Since my test car was fitted with the $2,800 technology package, it was also equipped with the i-ELOOP energy regeneration system which turns kinetic energy that otherwise would have been lost during engine braking and actual braking, into electricity that can be used to power the vehicle’s electrical systems. Thus, instead of having to sacrifice 10% of your engine’s power to run the electrical systems, the capacitor can be used instead to ease fuel consumption. Being a capacitor, the charge it held both filled up and drained quickly, and was most effective during city driving when coasting, and braking are most frequent. During highway driving where coasting and braking are not as frequent, the i-ELOOP is essentially not powering any of the vehicle’s electrical systems and the load is placed back onto the engine.
However, the Mazda6 is rated at 5.9 L/100km on the highway, so the absence of the i-ELOOP system is not a factor in fuel economy. It is important to note that even without the fuel-efficiency of a hybrid motor, a CVT or a stop-start ignition system, the Mazda6 is one of the most fuel-efficient sedans in its class. Over the course of my test week I averaged a fantastic 8.6L/100km average with mostly city driving.

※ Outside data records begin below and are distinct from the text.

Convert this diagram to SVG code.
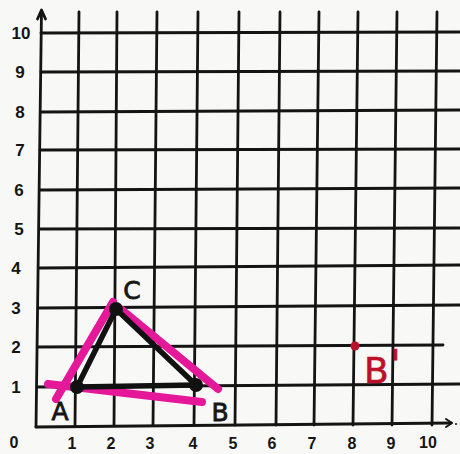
<svg xmlns="http://www.w3.org/2000/svg" width="460" height="454" viewBox="0 0 460 454">
<defs>
<style>
.g{stroke:#141414;stroke-width:2.8;stroke-linecap:round;fill:none}
.ax{stroke:#141414;stroke-width:2.8;fill:none;stroke-linecap:round;stroke-linejoin:round}
.lbl{font-family:"Liberation Sans",Arial,sans-serif;font-weight:bold;font-size:17px;fill:#151515;text-anchor:middle}
.xl{font-size:16px}
.pink{stroke:#e5189a;stroke-width:8;stroke-linecap:round;fill:none}
.blk{stroke:#111;stroke-width:5.5;stroke-linecap:round;fill:none}
.hand{font-family:"DejaVu Sans",sans-serif;font-size:25px;fill:#161616;stroke:#161616;stroke-width:0.8;text-anchor:middle}
.red{font-family:"DejaVu Sans",sans-serif;font-size:36px;fill:#bd1029;stroke:#bd1029;stroke-width:0.6}
</style>
</defs>
<rect width="460" height="454" fill="#f8f8f6"/>
<g id="grid">
<line class="g" x1="79" y1="12" x2="75" y2="425"/>
<line class="g" x1="117" y1="12" x2="114" y2="425"/>
<line class="g" x1="157" y1="12" x2="153" y2="425"/>
<line class="g" x1="198" y1="12" x2="194" y2="425"/>
<line class="g" x1="239" y1="12" x2="235" y2="425"/>
<line class="g" x1="280" y1="12" x2="276" y2="425"/>
<line class="g" x1="319" y1="12" x2="314" y2="425"/>
<line class="g" x1="358" y1="12" x2="353" y2="425"/>
<line class="g" x1="397" y1="12" x2="392" y2="425"/>
<line class="g" x1="437" y1="12" x2="432" y2="425"/>
<line class="g" x1="41" y1="33" x2="460" y2="32"/>
<line class="g" x1="41" y1="72" x2="460" y2="71"/>
<line class="g" x1="41" y1="112" x2="460" y2="110"/>
<line class="g" x1="40" y1="150" x2="460" y2="149"/>
<line class="g" x1="40" y1="190" x2="460" y2="188"/>
<line class="g" x1="40" y1="229" x2="460" y2="228"/>
<line class="g" x1="39" y1="268" x2="460" y2="265"/>
<line class="g" x1="38" y1="308" x2="460" y2="305"/>
<line class="g" x1="38" y1="347" x2="443" y2="345"/>
<line class="g" x1="37" y1="387" x2="460" y2="384"/>
</g>
<g id="axes">
<line class="ax" x1="41.5" y1="11" x2="36" y2="427"/>
<polyline class="ax" points="37.5,19 41.5,10 45.5,19"/>
<line class="ax" x1="36" y1="427" x2="451" y2="423"/>
<polyline class="ax" points="446,419 452,423 446,427" style="stroke-width:2"/>
<circle cx="456" cy="424" r="1" fill="#141414"/>
</g>
<g id="y-labels">
<text class="lbl" x="21" y="39">10</text>
<text class="lbl" x="20" y="78">9</text>
<text class="lbl" x="20" y="118">8</text>
<text class="lbl" x="20" y="156">7</text>
<text class="lbl" x="19" y="196">6</text>
<text class="lbl" x="19" y="235">5</text>
<text class="lbl" x="16" y="274">4</text>
<text class="lbl" x="16" y="314">3</text>
<text class="lbl" x="16" y="353">2</text>
<text class="lbl" x="16" y="393">1</text>
<text class="lbl xl" x="14" y="448">0</text>
</g>
<g id="x-labels">
<text class="lbl xl" x="72" y="449">1</text>
<text class="lbl xl" x="111" y="449">2</text>
<text class="lbl xl" x="150" y="449">3</text>
<text class="lbl xl" x="193" y="449">4</text>
<text class="lbl xl" x="233" y="449">5</text>
<text class="lbl xl" x="272" y="449">6</text>
<text class="lbl xl" x="312" y="449">7</text>
<text class="lbl xl" x="352" y="449">8</text>
<text class="lbl xl" x="391" y="449">9</text>
<text class="lbl xl" x="428" y="448">10</text>
</g>
<g id="connectors">
<line class="pink" x1="48" y1="384" x2="202" y2="402"/>
<line class="pink" x1="56" y1="399" x2="113" y2="302"/>
<line class="pink" x1="122" y1="310" x2="218" y2="389"/>
<line class="blk" x1="77" y1="387" x2="116" y2="309"/>
<line class="blk" x1="116" y1="309" x2="196" y2="385"/>
<line class="blk" x1="77" y1="387" x2="196" y2="385"/>
</g>
<g id="node-A">
<circle cx="77" cy="387" r="7" fill="#111"/>
<text class="hand" x="60" y="420">A</text>
</g>
<g id="node-C">
<circle cx="116" cy="309" r="7" fill="#111"/>
<text class="hand" x="132" y="299">C</text>
</g>
<g id="node-B">
<circle cx="196" cy="385" r="7" fill="#111"/>
<text class="hand" x="220" y="421">B</text>
</g>
<g id="node-B-prime">
<circle cx="355" cy="346" r="4.5" fill="#bd1029"/>
<text class="red" x="364" y="383">B<tspan font-size="40" dx="1" dy="-4">'</tspan></text>
</g>
</svg>
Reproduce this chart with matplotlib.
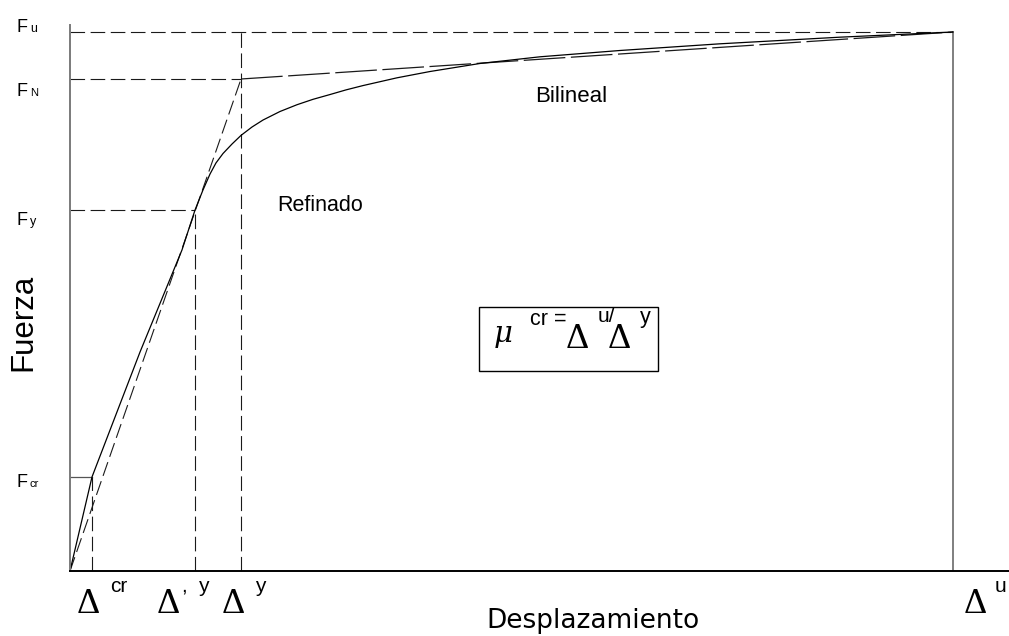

The as-tested price for my tester tops out at about $35,000, competitive in this segment for a loaded model. For a car that is among the best handling and most engaging in the midsized sedan class, it has won my heart. The 2016 Mazda6 GT lives up to its Zoom-Zoom heritage, and the added niceties of a fantastic interior give this car soul. It is hard to say that about a lot of new cars nowadays, as many have become lifeless and boring. Throughout my experiences at DoubleClutch.ca, I have only come across very select few cars where I have told myself “I would buy this for myself”. The 2016 Mazda6 can and will most definitely be added to that very short list.